Milan and Tokyo-based design studio Denis Guidone has collaborated with Ligne Roset on two rug designs inspired by the changing seasons. The Natsu rug (above) embodies spring foliage with a blue-green palette inspired by lakes, firs, and snow-capped summits, while Aki’s warm reddish-orange hues are reminiscent of autumn leaves.
When I first looked at the Ms Broom floor lamp by Lebanon-based designers Sayar Garibeh, made from terracotta and a wig of raffia, it reminded me of the pop star Sia, while their Baby Boy side table resembles an infant taking its first steps, complete with raffia accents for hands. All too cute! Each piece, available through R & Company, is hand-built terracotta with natural fibers, combining humor with traditional craft and a sense of experimentation in regards to form.

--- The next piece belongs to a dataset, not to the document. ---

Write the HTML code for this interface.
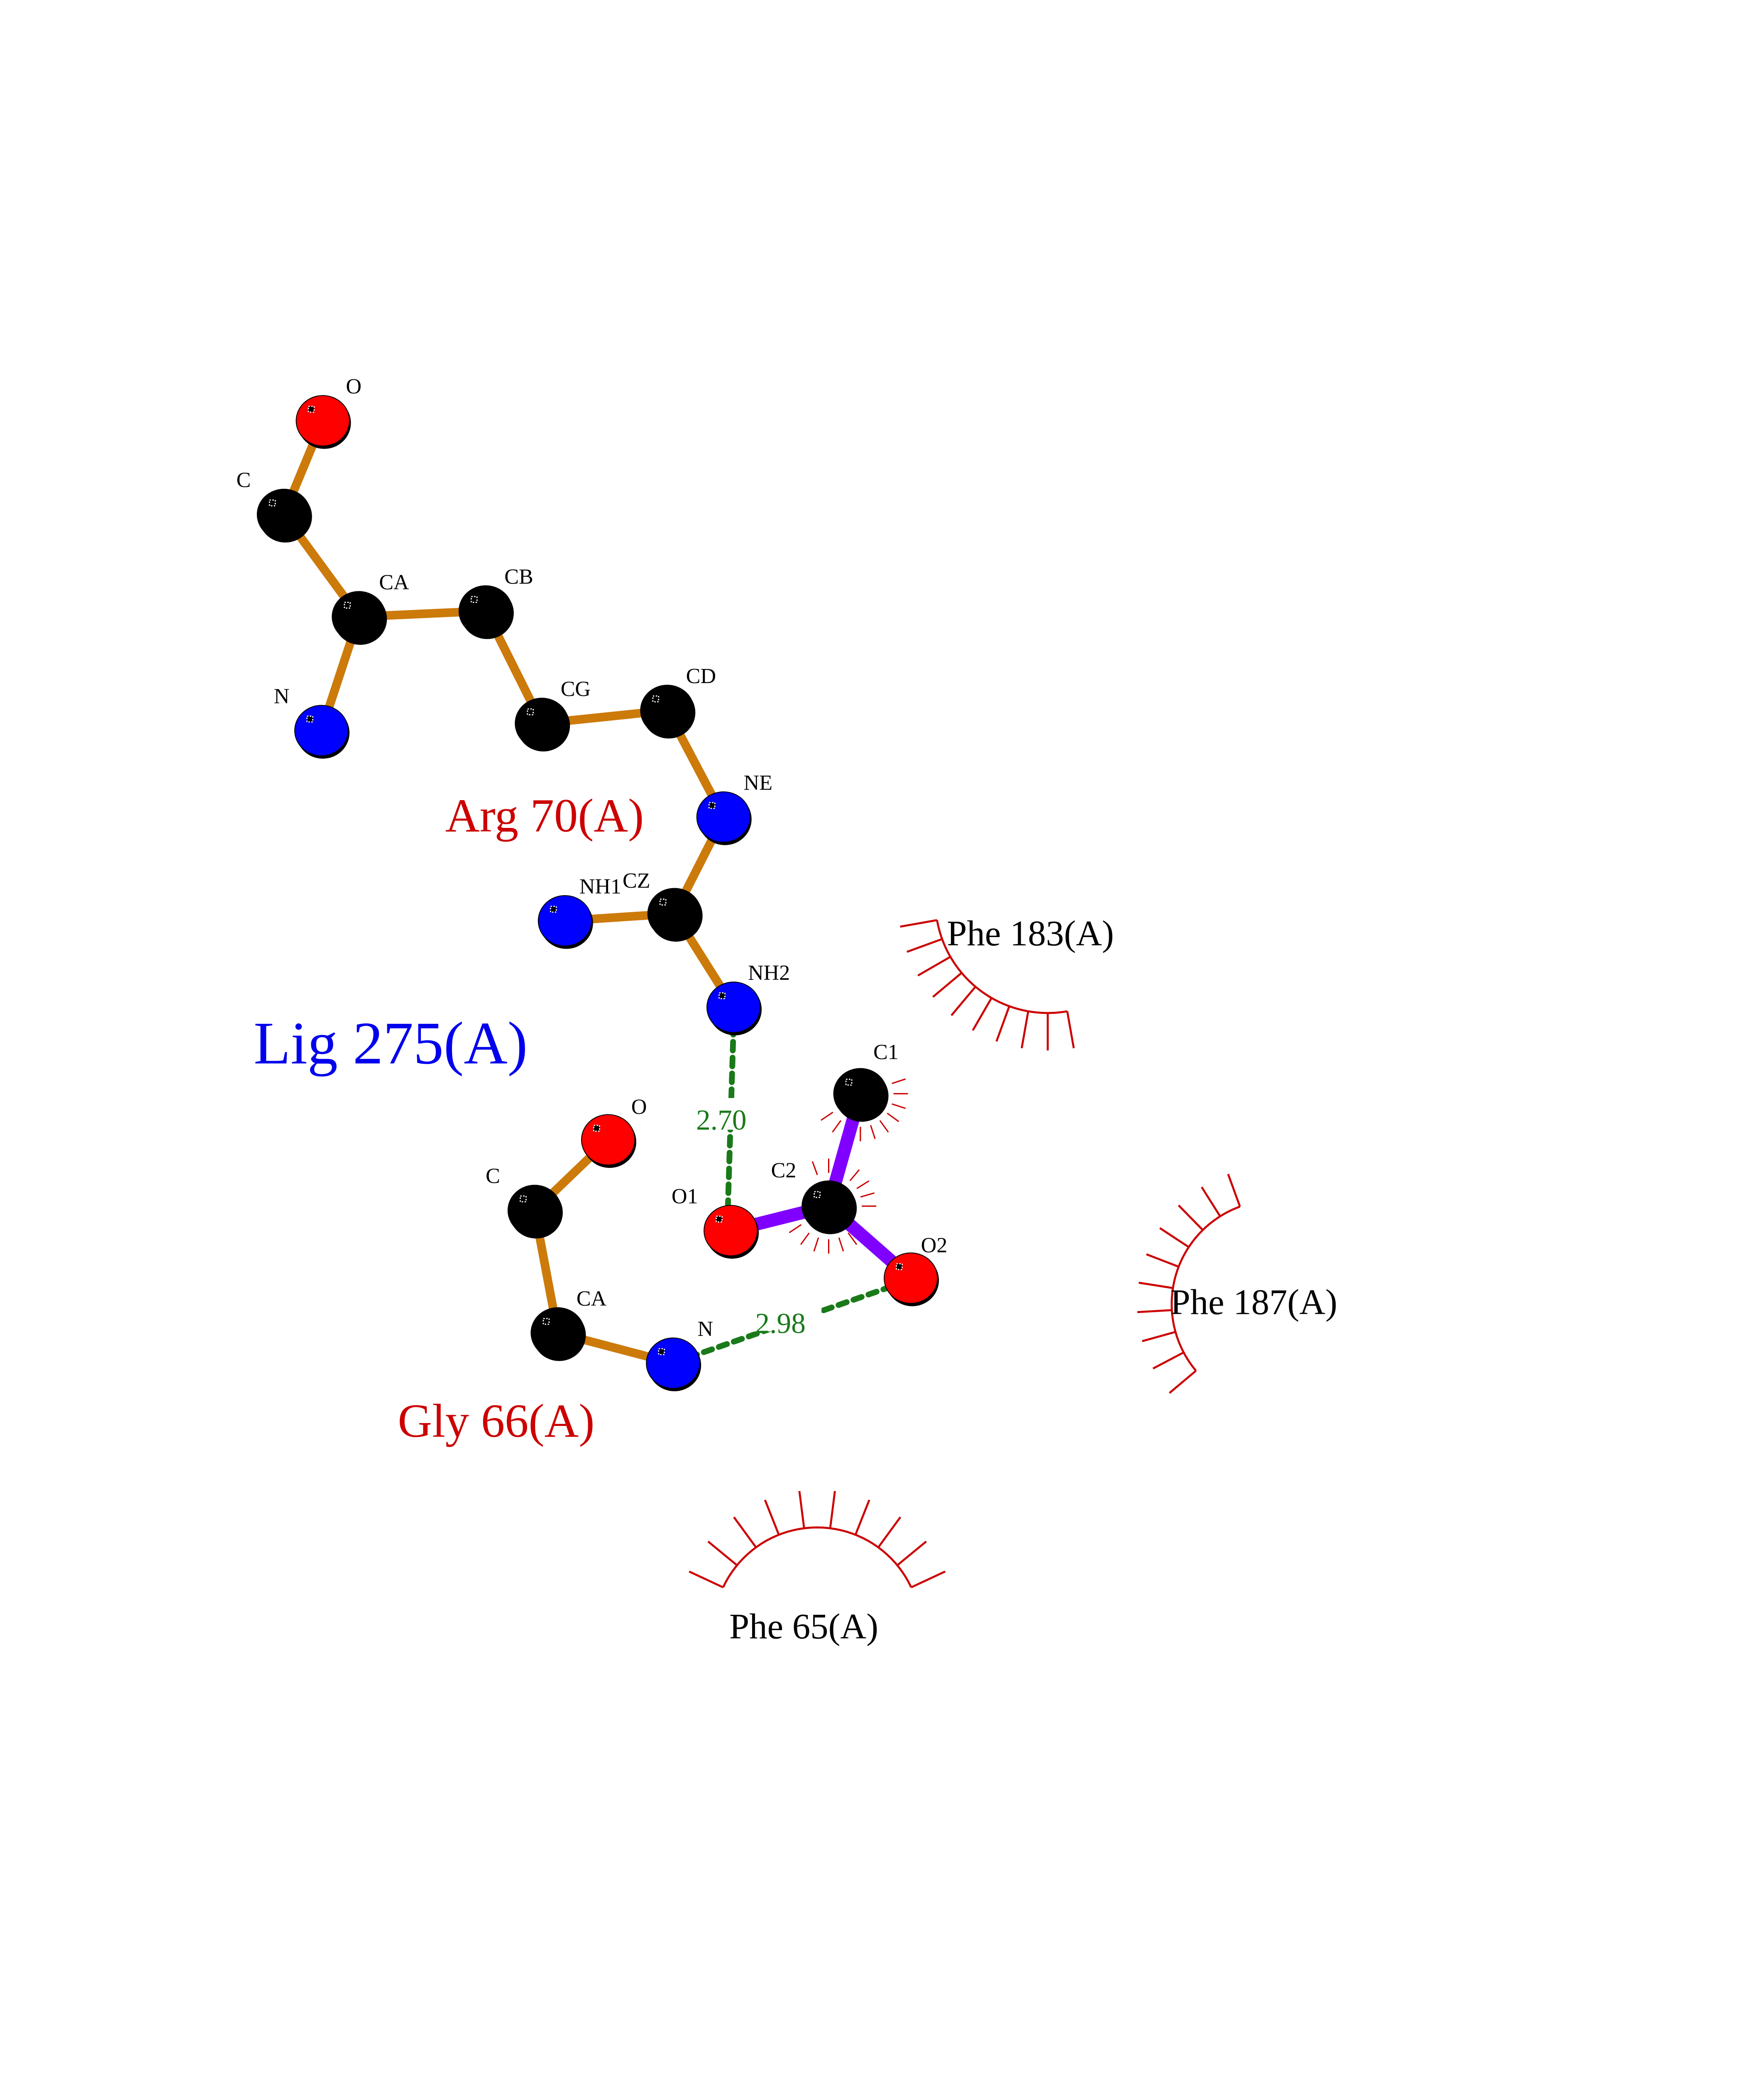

Theodora Alfredsdottir‘s Intersecting candles are a family of made from soy wax, each consisting of two intersected shapes. The shapes are informed by Theodóra’s previous mold studies and celebrate a merger of geometric shapes. Batch no.1 comes in three colors: pastel blue, sand and white. Each shape is available in all three colors, in an edition of 10.
Not resembling any kind of trunked animal at all, the sky blue Elephant sideboard from Stockholm-based Jesper Westblom and Robin Krasse is a playful and durable piece of furniture, based on general principles of architecture and construction. The sideboard consists of four elements: one horizontal as well as three vertical slabs. The placement of the vertical elements provides stability, and allows for light and shadow to vary over the course of the day.
Exhibitions
Using beeswax and organic resins mixed with color pigments to create vibrant artworks, Norwegian artist Katrine Giæver continues her practice of sidestepping traditional approaches to painting in her recent exhibition at Galleri Riis Oslo. As the hot wax mixture cools and hardens, it’s applied on veneered panels and manipulated until the flow of color comes to rest with curving edges or straight lines.